Accounting is also being transformed by data collection and automation. Data is being collected at higher volumes than ever before (“big data”) and the processing of data is happening at faster and faster speeds. This has changed the traditional picture of an accountant as someone studying a large pile of paper covered in numbers and doing calculations on a calculator. More modern accountants use spreadsheets like Excel, not paper and calculators. But even this is changing. Data is pouring into information systems at a daily or even hourly frequency and needs to be processed and analyzed in a more automated way. Accountants don’t have the luxury of collecting data over long periods of time and then manually doing calculations before providing any reports. This is still the standard practice for quarterly financial statements. However, corporations are now looking for more high-frequency monitoring of data and reporting. This means that the “mechanics” of traditional accounting are going to become more and more automated over time. Internal accounting is largely about transforming internal data into an asset that can be used by the firm. Speed and accessibility of that information is critical to making full use of data as an asset.

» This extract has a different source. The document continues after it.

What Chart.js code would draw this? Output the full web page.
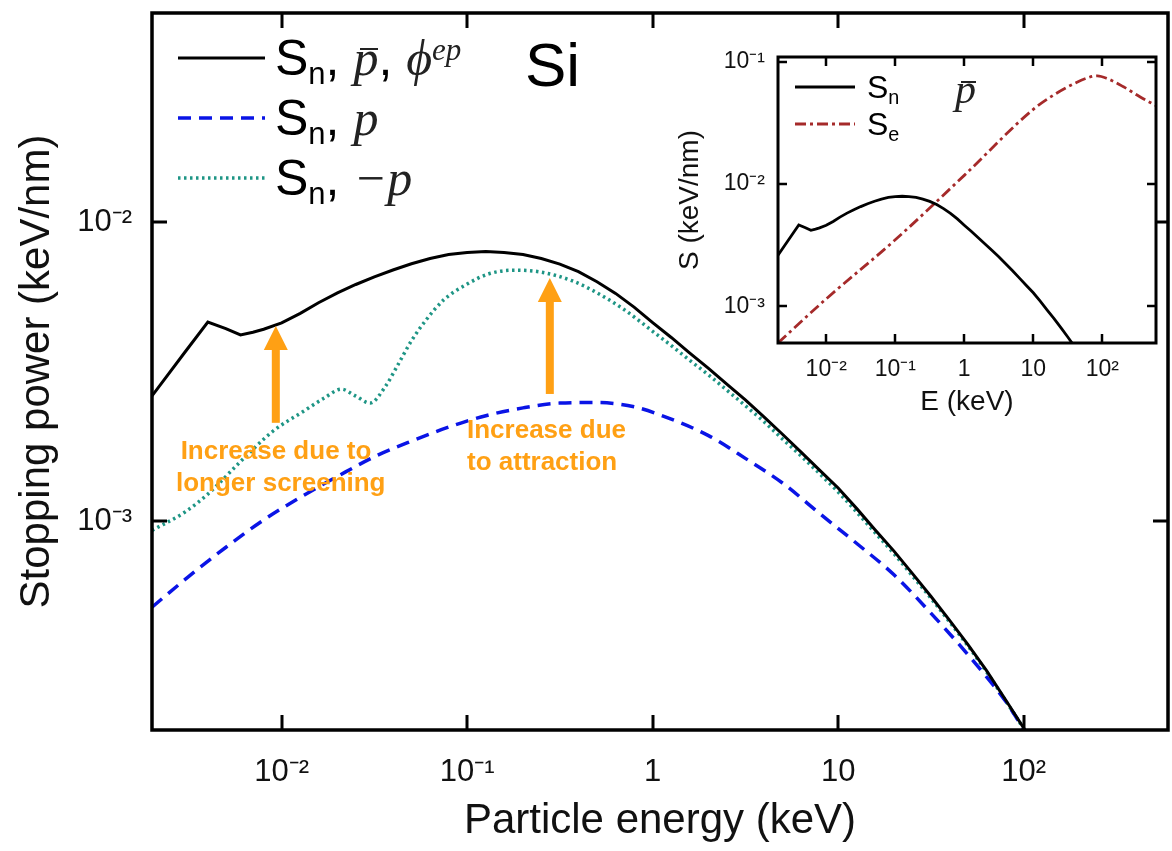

The future of accounting is a mix of data and technology that translates raw information into meaningful, real-time communication. A good example of this is a dashboard. A dashboard in a car translates raw information about the car’s condition and performance into a set of key performance indicators (KPI) for the driver. Many corporations are now seeking to construct real-time dashboards for their performance as well. If managers and boards of directors are going to effectively run corporations, they need good data analytics to monitor how things are going. With a dashboard for their firm, corporate managers will be much more effective at making business decisions for “driving” the firm forward. Accounting is the field that will make this future a reality.